Task statement: With the pictures left out, copy the listing below exactly.

Data block:
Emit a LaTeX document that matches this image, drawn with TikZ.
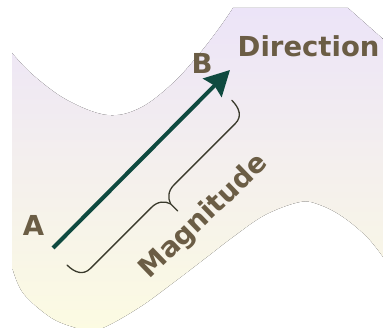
\documentclass[tikz,border=0pt]{standalone}
\usepackage{fontspec}
\setmainfont{DejaVu Sans}
\usepackage{xcolor}
\usepackage{tikz}
\usetikzlibrary{arrows.meta,positioning,calc}
\definecolor{bandTop}{HTML}{ECE4F8}
\definecolor{bandBot}{HTML}{FCFBE2}
\definecolor{vecGreen}{HTML}{0F4A40}
\definecolor{lblBrown}{HTML}{6B5D45}
\definecolor{braceGray}{HTML}{3A3A2C}

\begin{document}
\begin{tikzpicture}[x=1pt,y=1pt,
  lbl/.style={font=\fontsize{27.5}{30}\selectfont\bfseries, text=lblBrown, inner sep=0pt},
  vec/.style={line width=4pt, vecGreen, -{Stealth[length=25pt,width=26pt,inset=3pt]}},
  brc/.style={line width=1.3pt, braceGray, line cap=round, line join=round}]
\useasboundingbox (0,0) rectangle (383,328);
% wavy band
\begin{scope}
\clip (12,0) rectangle (383,320);
\fill[top color=bandTop, bottom color=bandBot]
  plot[smooth,tension=0.6] coordinates {(12,275) (33,253) (67,228) (107,213) (140,220) (173,245) (200,275) (220,301) (233,320)}
  -- (348,320) -- (383,289)
  -- plot[smooth,tension=0.6] coordinates {(383,71) (367,91) (343,111) (320,123) (300,126) (265,113) (233,91) (207,71) (173,45) (140,21) (105,1) (88,-2) (73,1) (50,11) (23,35) (12,61)}
  -- cycle;
\end{scope}
% vector
\coordinate (tail) at (53,80);
\coordinate (head) at (230,258);
\draw[vec] (tail) -- (head);
% labels
\node[lbl, anchor=base] (a) at (33.5,92) {A};
\node[lbl, anchor=base] (b) at (202,254) {B};
\node[lbl, anchor=base west] (dir) at (237.5,271) {Direction};
\node[lbl, rotate=44] (mag) at (204,111) {Magnitude};
% brace
\coordinate (brL) at (67,63);
\begin{scope}[shift={(brL)}, rotate=45, brc]
\draw (0,0) .. controls (0,-11) and (4,-19) .. (14,-19) -- (100.5,-19)
  .. controls (109.5,-19) and (114.5,-24) .. (116.5,-30) -- (116.5,-40);
\draw (233,0) .. controls (233,-11) and (229,-19) .. (219,-19) -- (132.5,-19)
  .. controls (123.5,-19) and (118.5,-24) .. (116.5,-30);
\end{scope}
\end{tikzpicture}
\end{document}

The response:
Emit a LaTeX document that matches this image, drawn with TikZ.
\documentclass[tikz,border=0pt]{standalone}
\usepackage{fontspec}
\setmainfont{DejaVu Sans}
\usepackage{xcolor}
\usepackage{tikz}
\usetikzlibrary{arrows.meta,positioning,calc}
\definecolor{bandTop}{HTML}{ECE4F8}
\definecolor{bandBot}{HTML}{FCFBE2}
\definecolor{vecGreen}{HTML}{0F4A40}
\definecolor{lblBrown}{HTML}{6B5D45}
\definecolor{braceGray}{HTML}{3A3A2C}

\begin{document}
\begin{tikzpicture}[x=1pt,y=1pt,
  lbl/.style={font=\fontsize{27.5}{30}\selectfont\bfseries, text=lblBrown, inner sep=0pt},
  vec/.style={line width=4pt, vecGreen, -{Stealth[length=25pt,width=26pt,inset=3pt]}},
  brc/.style={line width=1.3pt, braceGray, line cap=round, line join=round}]
\useasboundingbox (0,0) rectangle (383,328);
% wavy band
\begin{scope}
\clip (12,0) rectangle (383,320);
\fill[top color=bandTop, bottom color=bandBot]
  plot[smooth,tension=0.6] coordinates {(12,275) (33,253) (67,228) (107,213) (140,220) (173,245) (200,275) (220,301) (233,320)}
  -- (348,320) -- (383,289)
  -- plot[smooth,tension=0.6] coordinates {(383,71) (367,91) (343,111) (320,123) (300,126) (265,113) (233,91) (207,71) (173,45) (140,21) (105,1) (88,-2) (73,1) (50,11) (23,35) (12,61)}
  -- cycle;
\end{scope}
% vector
\coordinate (tail) at (53,80);
\coordinate (head) at (230,258);
\draw[vec] (tail) -- (head);
% labels
\node[lbl, anchor=base] (a) at (33.5,92) {A};
\node[lbl, anchor=base] (b) at (202,254) {B};
\node[lbl, anchor=base west] (dir) at (237.5,271) {Direction};
\node[lbl, rotate=44] (mag) at (204,111) {Magnitude};
% brace
\coordinate (brL) at (67,63);
\begin{scope}[shift={(brL)}, rotate=45, brc]
\draw (0,0) .. controls (0,-11) and (4,-19) .. (14,-19) -- (100.5,-19)
  .. controls (109.5,-19) and (114.5,-24) .. (116.5,-30) -- (116.5,-40);
\draw (233,0) .. controls (233,-11) and (229,-19) .. (219,-19) -- (132.5,-19)
  .. controls (123.5,-19) and (118.5,-24) .. (116.5,-30);
\end{scope}
\end{tikzpicture}
\end{document}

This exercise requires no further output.